Ischemic Preconditioning Through Opening of Swelling-Activated Chloride Channels?
To the Editor:
We want to make the readers of Circulation Research aware of challenges that have arisen regarding an article that was recently published by Diaz et al1 in Circulation Research. They proposed the attractive idea that improved cellular volume control through opening of swelling-activated chloride channels was responsible for the infarct size reduction by ischemic preconditioning. Unfortunately, we were unable to reproduce most of their data.2 Specifically, we were unable (1) to induce consistently a swelling-induced chloride current using the same solutions and hypo-osmolarity (215 mOsm) as Diaz et al in isolated rabbit cardiomyocytes, and instead had to use the solutions and hypo-osmolarity (167 mOsm) in the original report of Wong et al; (2) to find a current amplitude (60 mA/pF at +60 mV) of the magnitude reported by Diaz et al, even with the stronger hypo-osmotic stimulus and elicited a current amplitude of only an order of magnitude less, consistent however, with several prior studies as referenced in our article; (3) to block the swelling-induced chloride currents with drugs at the low concentrations reported by Diaz et al, and had to use 100-fold higher concentrations, which proved toxic in whole hearts, again consistent with prior studies; and (4) to prevent infarct size reduction by ischemic preconditioning in isolated rabbit hearts at the drug concentrations reported by Diaz et al.

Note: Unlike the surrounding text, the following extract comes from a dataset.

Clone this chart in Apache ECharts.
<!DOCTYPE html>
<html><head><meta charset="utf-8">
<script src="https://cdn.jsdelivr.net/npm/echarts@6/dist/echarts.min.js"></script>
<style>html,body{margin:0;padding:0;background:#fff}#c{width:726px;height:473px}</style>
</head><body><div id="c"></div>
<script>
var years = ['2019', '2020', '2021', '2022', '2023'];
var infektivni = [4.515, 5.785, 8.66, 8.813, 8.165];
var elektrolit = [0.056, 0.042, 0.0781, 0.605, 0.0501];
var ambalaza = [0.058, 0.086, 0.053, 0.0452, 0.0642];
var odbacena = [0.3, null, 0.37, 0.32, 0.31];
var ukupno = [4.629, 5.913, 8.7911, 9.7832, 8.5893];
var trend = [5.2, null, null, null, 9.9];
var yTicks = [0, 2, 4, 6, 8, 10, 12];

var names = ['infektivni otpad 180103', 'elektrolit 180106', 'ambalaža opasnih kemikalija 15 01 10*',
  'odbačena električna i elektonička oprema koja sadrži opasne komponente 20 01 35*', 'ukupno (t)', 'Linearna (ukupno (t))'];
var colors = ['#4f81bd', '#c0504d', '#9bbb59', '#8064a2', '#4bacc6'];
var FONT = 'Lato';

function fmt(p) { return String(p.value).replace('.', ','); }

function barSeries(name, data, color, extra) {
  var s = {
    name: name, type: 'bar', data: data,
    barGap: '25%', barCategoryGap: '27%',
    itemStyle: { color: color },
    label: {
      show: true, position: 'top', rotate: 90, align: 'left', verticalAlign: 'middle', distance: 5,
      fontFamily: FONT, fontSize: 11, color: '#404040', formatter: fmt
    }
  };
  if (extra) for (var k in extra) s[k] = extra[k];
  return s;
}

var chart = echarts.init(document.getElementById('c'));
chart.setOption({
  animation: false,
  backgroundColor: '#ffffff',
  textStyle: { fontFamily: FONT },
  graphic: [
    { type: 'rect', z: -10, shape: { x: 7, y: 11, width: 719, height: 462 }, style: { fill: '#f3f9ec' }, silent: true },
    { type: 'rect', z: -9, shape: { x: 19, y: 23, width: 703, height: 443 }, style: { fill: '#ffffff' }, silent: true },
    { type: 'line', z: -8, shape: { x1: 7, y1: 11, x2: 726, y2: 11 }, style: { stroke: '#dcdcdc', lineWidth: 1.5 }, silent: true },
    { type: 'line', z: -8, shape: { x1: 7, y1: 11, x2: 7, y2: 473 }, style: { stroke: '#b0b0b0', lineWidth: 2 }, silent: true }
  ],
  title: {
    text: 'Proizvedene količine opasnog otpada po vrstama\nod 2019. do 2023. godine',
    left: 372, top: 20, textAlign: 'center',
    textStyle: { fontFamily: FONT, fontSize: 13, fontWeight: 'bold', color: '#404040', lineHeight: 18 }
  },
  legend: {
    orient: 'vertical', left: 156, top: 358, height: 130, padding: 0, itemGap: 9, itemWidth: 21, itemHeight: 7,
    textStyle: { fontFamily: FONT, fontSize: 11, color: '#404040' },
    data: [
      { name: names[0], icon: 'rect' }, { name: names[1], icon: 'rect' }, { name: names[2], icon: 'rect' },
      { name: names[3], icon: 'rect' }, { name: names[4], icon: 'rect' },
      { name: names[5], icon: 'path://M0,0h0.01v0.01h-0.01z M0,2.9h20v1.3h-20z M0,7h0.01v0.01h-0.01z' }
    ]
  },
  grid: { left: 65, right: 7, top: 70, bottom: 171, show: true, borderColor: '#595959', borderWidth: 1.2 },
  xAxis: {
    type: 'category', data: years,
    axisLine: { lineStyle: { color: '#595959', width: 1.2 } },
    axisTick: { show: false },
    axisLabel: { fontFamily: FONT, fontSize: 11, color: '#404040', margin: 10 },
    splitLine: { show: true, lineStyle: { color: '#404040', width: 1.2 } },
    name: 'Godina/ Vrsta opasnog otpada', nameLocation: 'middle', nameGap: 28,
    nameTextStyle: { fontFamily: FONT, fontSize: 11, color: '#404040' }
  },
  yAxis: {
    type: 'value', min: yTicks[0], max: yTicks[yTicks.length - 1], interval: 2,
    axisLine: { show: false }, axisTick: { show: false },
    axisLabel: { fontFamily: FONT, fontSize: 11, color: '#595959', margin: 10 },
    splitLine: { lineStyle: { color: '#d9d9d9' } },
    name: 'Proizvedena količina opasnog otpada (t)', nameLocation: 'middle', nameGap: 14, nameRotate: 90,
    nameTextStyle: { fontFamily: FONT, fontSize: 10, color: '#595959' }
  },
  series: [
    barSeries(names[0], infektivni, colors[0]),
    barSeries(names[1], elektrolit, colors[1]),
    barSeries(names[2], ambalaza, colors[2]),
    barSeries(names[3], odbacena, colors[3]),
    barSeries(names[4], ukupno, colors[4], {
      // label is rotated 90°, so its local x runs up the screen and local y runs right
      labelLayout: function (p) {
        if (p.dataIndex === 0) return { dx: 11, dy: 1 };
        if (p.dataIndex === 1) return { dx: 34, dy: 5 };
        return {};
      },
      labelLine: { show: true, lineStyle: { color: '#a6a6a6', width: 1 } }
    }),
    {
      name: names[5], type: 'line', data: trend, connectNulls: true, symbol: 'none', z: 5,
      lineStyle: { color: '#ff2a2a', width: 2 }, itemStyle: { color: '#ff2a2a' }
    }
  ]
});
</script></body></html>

Diaz et al3 have published a response in the Journal of Molecular and Cellular Cardiology that addresses our challenge. We have further responded to their new arguments and clarifications with our own rejoinder.4 The details of this exchange will not be repeated here, but all interested readers of the original study1 are hereby alerted to the controversy.
We still believe that improved cellular volume control is an attractive effector candidate of ischemic preconditioning, but this hypothesis remains to be adequately tested.